Parce que Bourges, c’est aussi une terre de création et on aura notamment vu Florent Marchet s’acoquiner avec Sophie Calle, La Maison Tellier célébrer Neil Young et Thomas de Pourquery investir les entraves du sublime Palais Jacques Cœur. Et alors que le festival n’avait pas encore touché à sa fin, on apprenait que l’une des créations de l’année prochaine serait consacrée à Françoise Hardy pour ses 80 ans. Excitant sur le papier, d’autant qu’elle sera confiée à Sage, homme de l’ombre et complice du triomphe de Clara Luciani.

Le coup de cœur de cette édition ? Disiz, qui vieillit avec une insolente jeunesse et qui est totalement revenu au premier plan avec le succès de son album Amour. Un concert d’une intensité et d’une classe folle, traversé par le tube Rencontre (sans Damso), des morceaux de pop vaporeuse, un chant habité, des musiciens à l’unisson. La foule était conquise quand il dégainait Sublime et Poids lourd au sein de sa scénographie en forme d’escalier. Midnight, éclatant titre inédit final, promesse d’un prochain disque qu’il est en train de concocter avec Pierre Cheguillaume (garçon dont tout le monde s’arrache depuis son travail avec Zaho de Sagazan). Définitivement, Disiz a donné la sensation d’avoir réinventé le charisme.

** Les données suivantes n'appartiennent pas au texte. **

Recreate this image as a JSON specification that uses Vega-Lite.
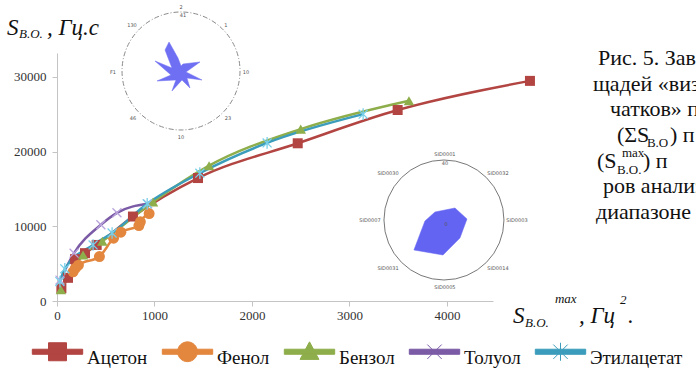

Lors de cette soirée disons "fourre-tout" si on s’en réfère aux esthétiques musicales qui se sont succédé, Adé a ouvert les hostilités avec sa country-pop d’une efficacité redoutable. Une mue salutaire pour l’ex-voix féminine de Thérapie Taxi. Chez elle, les mélodies sont reines et Tout savoir en est le parfait exemple. Bien que l’ennui n’ait jamais pointé son nez, on sera un chouia moins enthousiasme concernant la prestation de La Femme. Toujours ces quatre claviers alignés, le batteur en arrière-plan, les deux filles cymbales à la main, les garçons qui finissent par se dénuder. Toujours ce cocktail de pop-yéyé-dadaïste. Toujours surtout l’impression d’assister au même concert depuis dix ans.

Enfin, ceux qui pensaient Selah Sue en retrait peuvent revoir leur copie. Du groove, du solaire, une set-list équilibrée entre enchevêtrements ragga, r'n'b, folk, jazz. Et un chant royal. La Belge n’a jamais relâché ses étreintes communicatives. Elle aura eu le droit à une accolade de la ministre en sortie de scène.